AP Photo/Chicago Crime Commission

Acknowledging that he “did not live an admirable life” and “was not a very good person” decades ago, a man convicted as part of the historic Family Secrets mob prosecution is asking for compassionate release under a law signed by President Donald Trump.

Though the request from Paul Schiro is not based on the COVID-19 outbreak, his lawyer wrote in a filing this week that, “the epidemic has accelerated the urgency and necessity” of the request from the 82-year-old man who has been in custody since 2002.

Schiro’s attorney, Daniel Hesler, pointed to changes in the law created by the First Step Act, which was signed by Trump in 2018.

“(Schiro) is not a danger to the community or anyone in it,” Hesler wrote. “He is far beyond bearing grudges or resentments to anyone about anything. He does not do much of anything independently now, so there would be little ability for him to cause any trouble even if he wanted to. And he does not want to. His only hope is to simply spend a little time with his family while he is still here.”

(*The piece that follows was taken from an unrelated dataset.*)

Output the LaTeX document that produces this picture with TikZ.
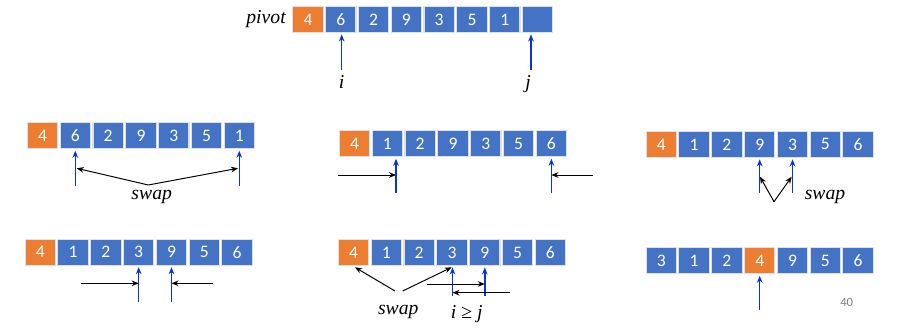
\documentclass[tikz,border=0pt]{standalone}
\usepackage{fontspec}
\setmainfont{Liberation Serif}
\newfontfamily\cellfont{Carlito}
\usetikzlibrary{arrows.meta, positioning}
\definecolor{cellblue}{RGB}{68,114,196}
\definecolor{pivotorange}{RGB}{237,125,49}
\definecolor{ptrblue}{RGB}{10,50,215}
\definecolor{cellgap}{RGB}{222,226,232}
\tikzset{
  cell/.style={rectangle, draw=cellgap, line width=0.8pt, fill=#1, text=white,
               minimum width=0.76cm, minimum height=0.65cm, inner sep=0pt,
               font=\cellfont\fontsize{12.5}{14}\selectfont},
  cell/.default=cellblue,
  ptr/.style={-{Stealth[length=5pt, width=4pt]}, draw=ptrblue, line width=1pt, shorten >=1pt},
  mv/.style={-{Stealth[length=5pt, width=4pt]}, line width=0.7pt},
  lbl/.style={font=\itshape\fontsize{14}{16}\selectfont, inner sep=1pt}
}
% one row of cells: name, x of first centre, y, index of the orange cell, values
\newcommand{\cellrow}[5]{%
  \foreach \v [count=\k from 0] in {#5} {%
    \ifnum\k=#4 \def\cc{pivotorange}\else\def\cc{cellblue}\fi
    \node[cell=\cc] (#1\k) at ({#2+32.8*\k},#3) {\v};
  }%
}

\begin{document}
\begin{tikzpicture}[x=0.025cm, y=-0.025cm]
  \useasboundingbox (0,0) rectangle (897,328);

  % start
  \cellrow{t}{308}{19.5}{0}{4,6,2,9,3,5,1,{}}
  \node[lbl, left=0.12cm of t0] (pv) {pivot};
  \coordinate (ti) at (341.7,70);
  \coordinate (tj) at (531,70);
  \draw[ptr] (ti) -- (ti |- t1.south);
  \draw[ptr] (tj) -- (tj |- t7.south);
  \node[lbl, below=0.1cm of ti] (li) {i};
  \node[lbl, below=0.1cm of tj, xshift=-2pt] (lj) {j};

  % first swap
  \cellrow{a}{42.6}{135.8}{0}{4,6,2,9,3,5,1}
  \coordinate (pa1) at (75.3,186);
  \coordinate (pa6) at (239.3,186);
  \draw[ptr] (pa1) -- (pa1 |- a1.south);
  \draw[ptr] (pa6) -- (pa6 |- a6.south);
  \coordinate (sa) at (148.3,185);
  \coordinate (sa1) at (76.7,168.3);
  \coordinate (sa6) at (238,168.3);
  \draw[mv] (sa) -- (sa1);
  \draw[mv] (sa) -- (sa6);
  \node[lbl] (swa) at (151.7,197.3) {swap};

  % moving on
  \cellrow{b}{354.6}{143.8}{0}{4,1,2,9,3,5,6}
  \coordinate (pb1) at (396,193.3);
  \coordinate (pb6) at (551.4,193.3);
  \draw[ptr] (pb1) -- (pb1 |- b1.south);
  \draw[ptr] (pb6) -- (pb6 |- b6.south);
  \coordinate (mb1) at (338.3,175);
  \coordinate (mb6) at (593,175);
  \draw[mv] (mb1) -- (pb1 |- mb1);
  \draw[mv] (mb6) -- (pb6 |- mb6);

  % second swap
  \cellrow{c}{661.3}{144.4}{0}{4,1,2,9,3,5,6}
  \coordinate (pc3) at (759.7,192.7);
  \coordinate (pc4) at (792.5,192.7);
  \draw[ptr] (pc3) -- (pc3 |- c3.south);
  \draw[ptr] (pc4) -- (pc4 |- c4.south);
  \coordinate (sc) at (774,201.7);
  \coordinate (sc3) at (760,176.7);
  \coordinate (sc4) at (791.7,176.7);
  \draw[mv] (sc) -- (sc3);
  \draw[mv] (sc) -- (sc4);
  \node[lbl] (swc) at (825,196.7) {swap};

  % moving on
  \cellrow{d}{40.3}{252.2}{0}{4,1,2,3,9,5,6}
  \coordinate (pd3) at (138.7,302);
  \coordinate (pd4) at (171.5,302);
  \draw[ptr] (pd3) -- (pd3 |- d3.south);
  \draw[ptr] (pd4) -- (pd4 |- d4.south);
  \coordinate (md3) at (81,283.3);
  \coordinate (md4) at (212.7,283.3);
  \draw[mv] (md3) -- (pd3 |- md3);
  \draw[mv] (md4) -- (pd4 |- md4);

  % crossed, pivot swap
  \cellrow{e}{353.6}{252.5}{0}{4,1,2,3,9,5,6}
  \coordinate (pe3) at (452.5,296);
  \coordinate (pe4) at (484.8,296);
  \draw[ptr] (pe3) -- (pe3 |- e3.south);
  \draw[ptr] (pe4) -- (pe4 |- e4.south);
  \coordinate (se0) at (395,291);
  \coordinate (se3) at (402.7,291);
  \coordinate (te0) at (355,267.3);
  \coordinate (te3) at (451.7,267.3);
  \draw[mv] (se0) -- (te0);
  \draw[mv] (se3) -- (te3);
  \node[lbl] (swe) at (398.3,311.7) {swap};
  \coordinate (me4) at (427.3,284);
  \coordinate (me3) at (510,292.7);
  \draw[mv] (me4) -- (pe4 |- me4);
  \draw[mv] (me3) -- (pe3 |- me3);
  \node[lbl] (cross) at (466.7,314.5) {i \textup{≥} j};

  % result
  \cellrow{f}{661.3}{260.8}{3}{3,1,2,4,9,5,6}
  \coordinate (pf3) at (759.7,310);
  \draw[ptr] (pf3) -- (pf3 |- f3.south);
  \node[font=\cellfont\fontsize{9}{11}\selectfont, text=gray] (pg) at (846.7,302.7) {40};
\end{tikzpicture}
\end{document}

U.S. District Judge James Zagel sentenced Schiro in 2009 to 20 years in prison, commenting that the sentence would be “lenient” except for the fact that Schiro was 71 at the time. Now, Hesler wrote that Schiro has fought lung cancer and even had part of a lung removed, uses a walker to travel more than 10 feet, has deteriorating vision and has trouble breathing, among other health issues.

Hesler suggested Schiro does not have long to live. “One cannot live without breathing.”

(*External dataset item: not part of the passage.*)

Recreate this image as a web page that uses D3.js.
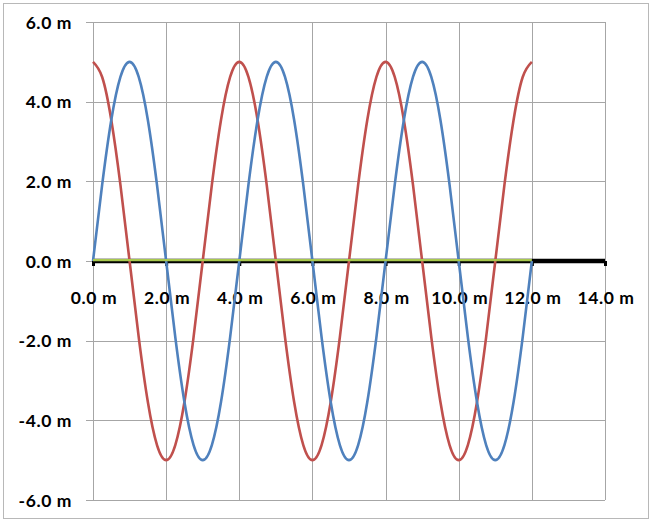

Schiro is being held in an administrative security medical center in Butner, North Carolina, according to federal prison records. He is not due to be released until April 2024, though Hesler calculated that Schiro has served about 76 percent of his sentence. The Federal Bureau of Prisons has confirmed a staff member in Butner has tested positive for COVID-19.

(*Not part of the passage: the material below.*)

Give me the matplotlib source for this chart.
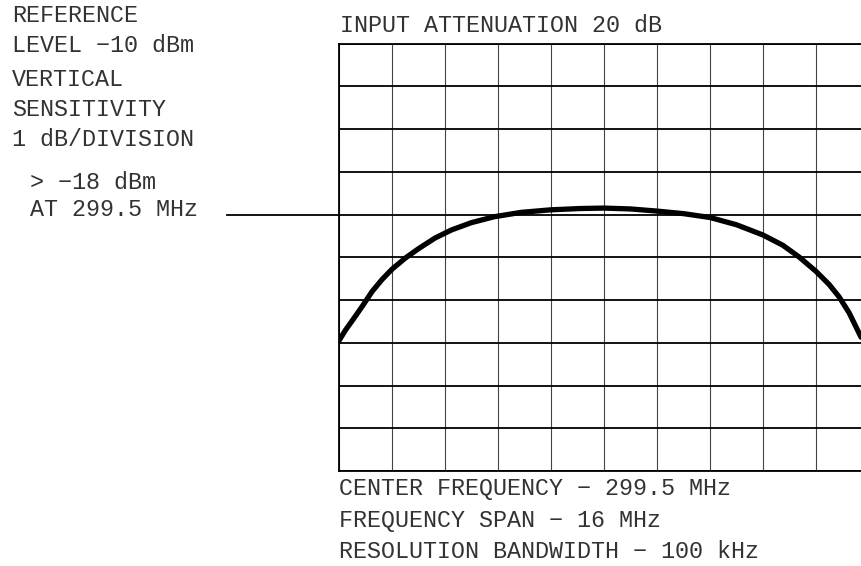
import matplotlib
matplotlib.use('Agg')
import matplotlib.pyplot as plt
import numpy as np

# trace (MHz, dBm)
freq = [291.5, 291.7, 291.93, 292.2, 292.5, 292.8, 293.1, 293.5, 293.9,
        294.4, 294.9, 295.5, 296.2, 297.0, 297.9, 298.8, 299.5, 300.3,
        301.1, 301.9, 302.7, 303.5, 304.3, 304.9, 305.4, 305.9, 306.3,
        306.6, 306.9, 307.26]
level = [-16.95, -16.70, -16.45, -16.15, -15.80, -15.52, -15.28, -15.02, -14.80,
         -14.55, -14.36, -14.19, -14.05, -13.95, -13.89, -13.86, -13.85, -13.87,
         -13.92, -13.98, -14.07, -14.24, -14.48, -14.72, -15.00, -15.33, -15.64,
         -15.93, -16.30, -16.87]

center = 299.5
span = 16.0
ref_level = -10
n_div = 10
marker_level = -14  # pointer line from the "> -18 dBm" note

left_notes = ['REFERENCE', 'LEVEL \u221210 dBm', 'VERTICAL', 'SENSITIVITY',
              '1 dB/DIVISION', '> \u221218 dBm', 'AT 299.5 MHz']
bottom_notes = ['CENTER FREQUENCY \u2212 299.5 MHz',
                'FREQUENCY SPAN \u2212 16 MHz',
                'RESOLUTION BANDWIDTH \u2212 100 kHz']
top_note = 'INPUT ATTENUATION 20 dB'

W, H = 861, 566
fig = plt.figure(figsize=(W / 100, H / 100), dpi=100)
fig.patch.set_facecolor('white')

# axes placed in pixel terms; right border falls just outside the picture
ax = fig.add_axes([339 / W, 1 - 471 / H, 530 / W, 427.5 / H])
f0 = center - span / 2
f1 = center + span / 2
ax.set_xlim(f0, f1)
ax.set_ylim(ref_level - n_div, ref_level)
ax.set_xticks(np.linspace(f0, f1, n_div + 1))
ax.set_yticks(np.arange(ref_level - n_div, ref_level + 1, 1))
ax.tick_params(length=0, labelbottom=False, labelleft=False)
ax.grid(axis='y', color='black', lw=1.3)
ax.grid(axis='x', color='#444444', lw=0.8)
for s in ax.spines.values():
    s.set_color('black')
    s.set_linewidth(1.3)

ax.plot(freq, level, color='black', lw=3.8, solid_capstyle='round',
        solid_joinstyle='round')

# pointer from the note to the graticule
ax.plot([f0 - 112 / 53 * 1.6, f0], [marker_level, marker_level],
        color='black', lw=1.3, clip_on=False)

fam = ['Liberation Mono', 'DejaVu Sans Mono']
tc = '#333333'


def put(x, y, s):
    fig.text(x / W, 1 - y / H, s, ha='left', va='center', fontsize=16.8,
             family=fam, color=tc)


left_pos = [(12, 15), (12, 45), (12, 80), (12, 109), (12, 140),
            (30, 182), (30, 210)]
for (x, y), s in zip(left_pos, left_notes):
    put(x, y, s)

put(340, 25, top_note)
for y, s in zip([489, 521, 551], bottom_notes):
    put(339, y, s)

fig.savefig('out.png', dpi=100, facecolor='white')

Schiro is hoping to leave prison to live with his daughter, who is willing to care for him.

“There might have been a time when society was safer with Paul Schiro locked up,” Hesler wrote. “That time is long past. He may have done bad things, albeit a long time ago, but his incarceration, as a very old and sick man, is simply no longer necessary.”

One of Schiro’s co-defendants, Joey “the Clown” Lombardo, died last fall at the age of 90. Another reputed mob hit man, Anthony Calabrese, was shot down for clemency by Trump in 2018 after his lawyer, Joseph “The Shark” Lopez, sought compassionate release.

Lopez said Thursday that Calabrese wound up dying in prison. He said the feds wouldn’t agree to release him unless he gave a proffer on his deathbed. A spokesman for the U.S. Attorney’s office declined to comment.

A jury found Schiro guilty of racketeering but couldn’t decide whether Schiro had participated in the 1986 Outfit slaying of Schiro’s close friend, Emil Vaci. At sentencing, Zagel decided the prosecution had proven Schiro’s role by a preponderance of the evidence and took the murder into account.

Vaci was killed in Phoenix outside the restaurant where he worked because the Chicago mob feared he was cooperating with a federal criminal investigation into the disappearance of a man who had helped the Outfit skim millions of dollars but then ripped off the mob.

Schiro did not pull the trigger on his friend but was in a nearby car, acting as a lookout and listening to a police scanner, according to court testimony.

Nick Calabrese, the mob killer who became a government witness, testified at trial that Schiro took part in the planning of Vaci’s killing. Calabrese said he and an accomplice pulled Vaci into a van, then Calabrese shot Vaci several times in the head and dumped his body in a canal.